Армейцы. Юрий САВАРОВСКИЙ
22 августа исполнилось 75 лет поэту, художнику и военному инженеру Юрию Семёновичу Саваровскому.
Сегодня он живёт в Москве в проезде Дежнева. С Мытищами его связывает не только активное многолетнее участи в Кедринском ЛИТО, но военная служба и научная работа в одном из оборонных НИИ…
Владимир ИЛЬИЦКИЙ
Фото автора и из семейного архива Саваровских
В Интернете ему удалось найти список выпускников Волынской духовной семинарии 1815 года. И в нём ФИО Саваровского Павла Иаковича. Вообще же в станице песчаной , стоящей на «бреге Иртыша», Саваровских было немало – многие а годы гражданской войны, разделившей казаков на белых и красных, ушли за границу – в Манчжурию.
В не менее родном Омске – там была издана одна из его поэтических книг — Юра в детские годы жил в трёх разных местах.

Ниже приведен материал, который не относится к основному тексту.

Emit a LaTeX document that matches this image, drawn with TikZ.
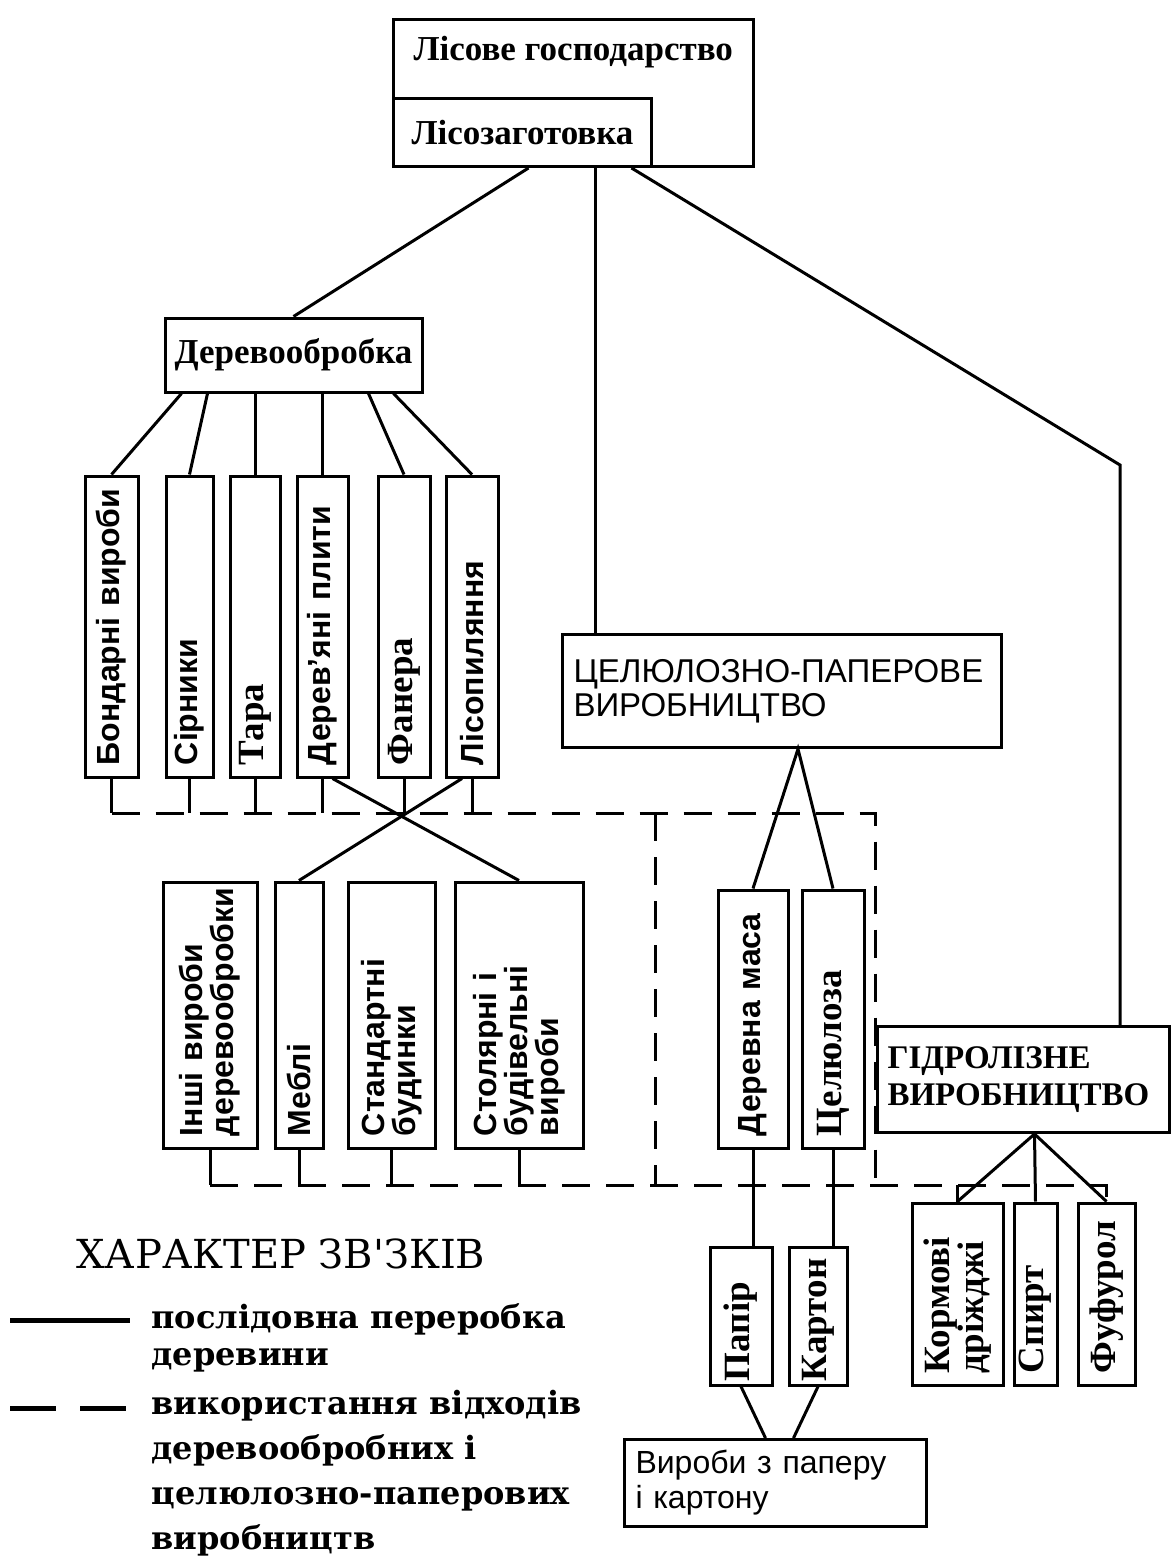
\documentclass[tikz,border=0pt]{standalone}
\usepackage{fontspec}
\setmainfont{Liberation Serif}
\newfontfamily\arialfont{Liberation Sans}
\newfontfamily\dejafont{DejaVu Serif}
\usetikzlibrary{calc}

\newcommand\lblfont{\bfseries\fontsize{35}{37}\selectfont}
\newcommand\vsansfont{\arialfont\bfseries\fontsize{32}{27}\selectfont}
\newcommand\vseriffont{\bfseries\fontsize{37}{28}\selectfont}
\newcommand\cpfont{\arialfont\fontsize{33}{34}\selectfont}
\newcommand\gpfont{\bfseries\fontsize{33}{37}\selectfont}
\newcommand\vyrfont{\arialfont\fontsize{32}{35}\selectfont}
\newcommand\titlefont{\dejafont\fontsize{40}{42}\selectfont}
\newcommand\legfont{\dejafont\bfseries\fontsize{32}{45}\selectfont}

\begin{document}
\begin{tikzpicture}[x=1pt,y=-1pt,line width=3pt,
  box/.style={draw,inner sep=0pt},
  vbox/.style 2 args={box,rotate=90,text width=#1,minimum height=#2,inner xsep=12pt,align=left},
  waste/.style={dash pattern=on 28pt off 16pt}]
\useasboundingbox (0,0) rectangle (1172,1560);

% top
\node[box,anchor=north west,minimum width=360,minimum height=147] (lg) at (392,18) {};
\node[font=\lblfont,anchor=west,inner sep=0pt] (lgname) at (412,52) {Лісове господарство};
\node[box,anchor=south west,minimum width=258,minimum height=68,font=\lblfont] (lz) at (lg.south west) {Лісозаготовка};

% wood working
\node[box,minimum width=257,minimum height=74,font=\lblfont] (derevo) at (293.5,355) {Деревообробка};

\node[vbox={277}{53},font=\vsansfont] (bond) at (111.5,626.5) {Бондарні вироби};
\node[vbox={277}{47},font=\vsansfont] (sirn) at (189.5,626.5) {Сірники};
\node[vbox={277}{50},font=\vseriffont] (tara) at (255,626.5) {Тара};
\node[vbox={277}{51},font=\vsansfont] (plyt) at (322.5,626.5) {Дерев’яні плити};
\node[vbox={277}{52},font=\vseriffont] (fan) at (404,626.5) {Фанера};
\node[vbox={277}{52},font=\vsansfont] (lis) at (472,626.5) {Лісопиляння};

\node[vbox={242}{94},font=\vsansfont] (insh) at (210,1015) {Інші вироби\\деревообробки};
\node[vbox={242}{48},font=\vsansfont] (mebl) at (299,1015) {Меблі};
\node[vbox={242}{87},font=\vsansfont] (stand) at (391.5,1015) {Стандартні\\будинки};
\node[vbox={242}{128},font=\vsansfont] (stol) at (519,1015) {Столярні і\\будівельні\\вироби};

% pulp and paper
\node[box,anchor=north west,minimum width=439,minimum height=113,text width=417,inner xsep=11pt,align=left,font=\cpfont] (cp) at (561,633) {ЦЕЛЮЛОЗНО-ПАПЕРОВЕ\\ВИРОБНИЦТВО};
\node[vbox={234}{70},font=\vsansfont] (dm) at (753,1019) {Деревна маса};
\node[vbox={234}{62},font=\vseriffont] (cel) at (833,1019) {Целюлоза};
\node[vbox={130}{62},inner xsep=4pt,font=\vseriffont] (pap) at (741,1316) {Папір};
\node[vbox={130}{58},inner xsep=4pt,font=\vseriffont] (kar) at (818,1316) {Картон};
\node[box,anchor=north west,minimum width=302,minimum height=87,text width=280,inner xsep=11pt,align=left,font=\vyrfont] (vyr) at (623,1438) {Вироби з паперу\\і картону};

% hydrolysis
\node[box,anchor=north west,minimum width=292,minimum height=106,text width=272,inner xsep=10pt,align=left,font=\gpfont] (gp) at (876,1025) {ГІДРОЛІЗНЕ\\ВИРОБНИЦТВО};
\node[vbox={158}{91},font=\vseriffont] (korm) at (957.5,1294) {Кормові\\дріжджі};
\node[vbox={158}{43},font=\vseriffont] (spyrt) at (1035.5,1294) {Спирт};
\node[vbox={158}{57},font=\vseriffont] (fuf) at (1106.5,1294) {Фуфурол};

% links from the top
\coordinate (cpin) at ($(cp.north west)+(34,0)$);
\coordinate (gpbend) at (1120,465);
\draw ($(lz.south)+(6,0)$) -- (derevo.north);
\draw (cpin) -- (cpin |- lg.south);
\draw ($(lg.south)+(58,0)$) -- (gpbend) -- (gpbend |- gp.north);

\foreach \b/\dx in {bond/-112,sirn/-86,fan/75,lis/100}
  \draw ($(derevo.south)+(\dx,0)$) -- (\b.east);
\foreach \b in {tara,plyt}
  \draw (\b.east |- derevo.south) -- (\b.east);

% waste lines
\coordinate (wtr) at (875,813);
\coordinate (wmid) at (655,813);
\coordinate (wbl) at (210,1185);
\foreach \b in {bond,sirn,tara,plyt,fan,lis}
  \draw (\b.west) -- (\b.west |- wtr);
\foreach \b in {insh,mebl,stand,stol}
  \draw (\b.west) -- (\b.west |- wbl);
\draw[waste] (bond.west |- wtr) -- (wtr) -- (wtr |- wbl);
\draw[waste] (wmid) -- (wmid |- wbl);
\draw[waste] (insh.west |- wbl) -- (fuf.east |- wbl) -- (fuf.east);

\draw ($(plyt.west)+(10,0)$) -- (stol.east);
\draw ($(lis.west)+(-10,0)$) -- (mebl.east);

\draw (dm.east) -- ($(cp.south)+(16,0)$) -- (cel.east);
\draw (dm.west) -- (dm.west |- pap.east);
\draw (cel.west) -- (cel.west |- kar.east);
\draw (pap.west) -- ($(vyr.north)+(-10,0)$);
\draw (kar.west) -- ($(vyr.north)+(18,0)$);

\foreach \b in {korm,spyrt,fuf}
  \draw ($(gp.south)+(11,0)$) -- (\b.east);
\draw (korm.east) -- (korm.east |- wbl);

% legend
\node[anchor=base west,inner sep=0pt,font=\titlefont] (legtitle) at (75,1268) {ХАРАКТЕР ЗВ'ЗКІВ};
\coordinate (ksa) at (10,1320);
\coordinate (ksb) at (130,1320);
\draw[line width=5pt] (ksa) -- (ksb);
\node[anchor=north west,inner sep=0pt,align=left,font=\legfont\fontsize{32}{37}\selectfont] (legsolid) at (150,1302) {послідовна переробка\\деревини};
\coordinate (kda) at (10,1408);
\coordinate (kdb) at (130,1408);
\draw[line width=5pt,dash pattern=on 46pt off 24pt] (kda) -- (kdb);
\node[anchor=north west,inner sep=0pt,align=left,font=\legfont] (legwaste) at (150,1389) {використання відходів\\деревообробних і\\целюлозно-паперових\\виробництв};
\end{tikzpicture}
\end{document}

Самое экзотическое, ставшее домов на два года – колокольня церкви, возведённой во имя Св. Михаила Клотского. В 1938 г. её закрыли, в 1956-м – снесли.

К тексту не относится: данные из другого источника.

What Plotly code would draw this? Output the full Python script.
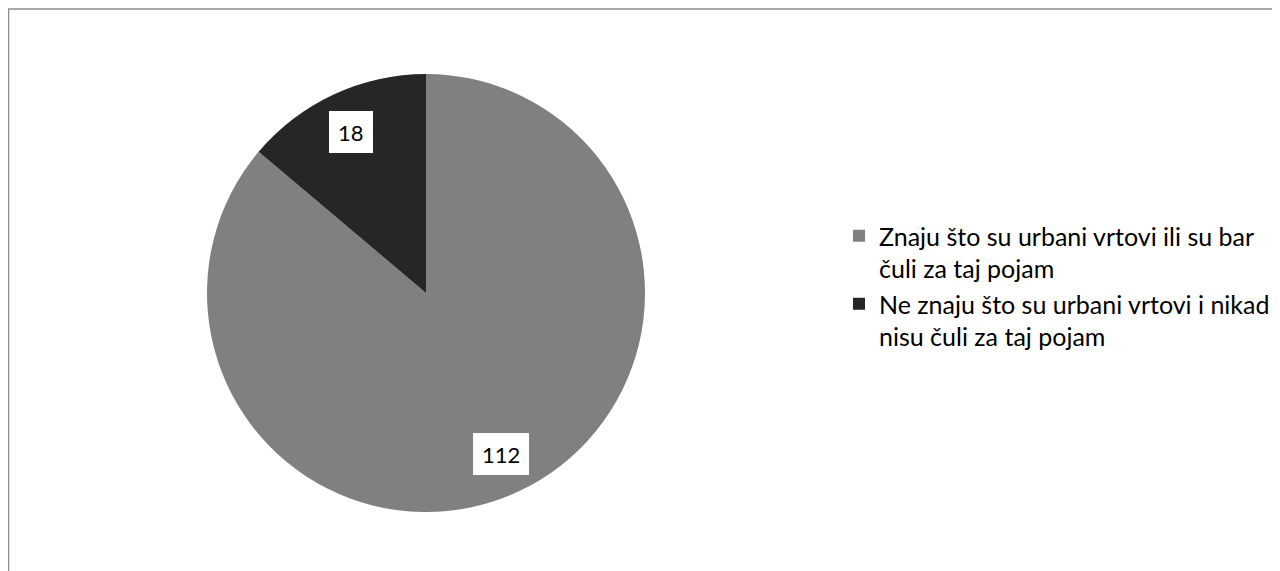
import math
import plotly.graph_objects as go

labels = ["Znaju što su urbani vrtovi ili su bar<br>čuli za taj pojam",
          "Ne znaju što su urbani vrtovi i nikad<br>nisu čuli za taj pojam"]
values = [112, 18]
colors = ["#808080", "#262626"]

W, H = 1280, 571
OFF = 8  # page body margin offset
cx, cy, R = 426 - OFF, 293 - OFF, 219  # pixel geometry of pie (figure coords)

fig = go.Figure()
fig.add_trace(go.Pie(
    labels=labels, values=values, sort=False, direction="clockwise", rotation=0,
    marker=dict(colors=colors, line=dict(width=0)),
    textinfo="none", hoverinfo="label+value",
    domain=dict(x=[(cx - R) / W, (cx + R) / W], y=[1 - (cy + R) / H, 1 - (cy - R) / H]),
))

# data labels placed at a fraction of the radius along each slice's mid-angle
total = sum(values)
start = 0.0
for v in values:
    mid = start + v / total * 360 / 2
    start += v / total * 360
    rr = 0.81 * R
    px = cx + rr * math.sin(math.radians(mid))
    py = cy - rr * math.cos(math.radians(mid))
    fig.add_annotation(x=px / W, y=1 - py / H, xref="paper", yref="paper",
                       xanchor="center", yanchor="middle",
                       text=str(v), showarrow=False, bgcolor="white",
                       borderwidth=0, borderpad=9, height=24,
                       font=dict(family="Lato", size=22, color="black"))

fig.update_layout(
    width=W, height=H,
    margin=dict(l=0, r=0, t=0, b=0),
    paper_bgcolor="white", plot_bgcolor="white",
    showlegend=True,
    legend=dict(x=(839 - OFF) / W, y=1 - (213 - OFF) / H, xanchor="left", yanchor="top",
                font=dict(family="Lato", size=25, color="#000000"),
                valign="top", itemsizing="constant"),
    shapes=[
        dict(type="line", xref="paper", yref="paper", x0=0, x1=1,
             y0=1 - (9 - OFF) / H, y1=1 - (9 - OFF) / H,
             line=dict(color="#8c8c8c", width=1.5)),
        dict(type="line", xref="paper", yref="paper", x0=0.5 / W, x1=0.5 / W,
             y0=0, y1=1 - (9 - OFF) / H,
             line=dict(color="#8c8c8c", width=1.5)),
    ],
)

fig.write_html("out.html")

Сейчас на этом месте – сквер и бюст генерала-героя Дмитрия Карбышева.
«В нашей семье родилось шестеро детей, — подготовил для меня автобиографическую справку Саваровский. – двое умерли до войны, четверо дожили до преклонных лет. Я по рождению – пятый…»
С таким семейством, что естественно, мать Юрия – Александра Николаева – несла крест домохозяйки. Отец – главный бухгалтер кожевенного завода, ушёл на войну рядовым кавалеристом, воевал в конно-механизированной группе генерала Павла Белова. Выжил в пятимесячном рейде по тылам противника, но на Курской дуге был смертельно ранен.
В посвящённой родителям поэме «Год 46-й» отец Юрия
вскинув шашку, мчится в общей лаве,
он несётся не к военной славе,
он несётся в свой последний бой…
Эти строчки не вполне отшлифованы, но есть в поэме крепко сбитые куски.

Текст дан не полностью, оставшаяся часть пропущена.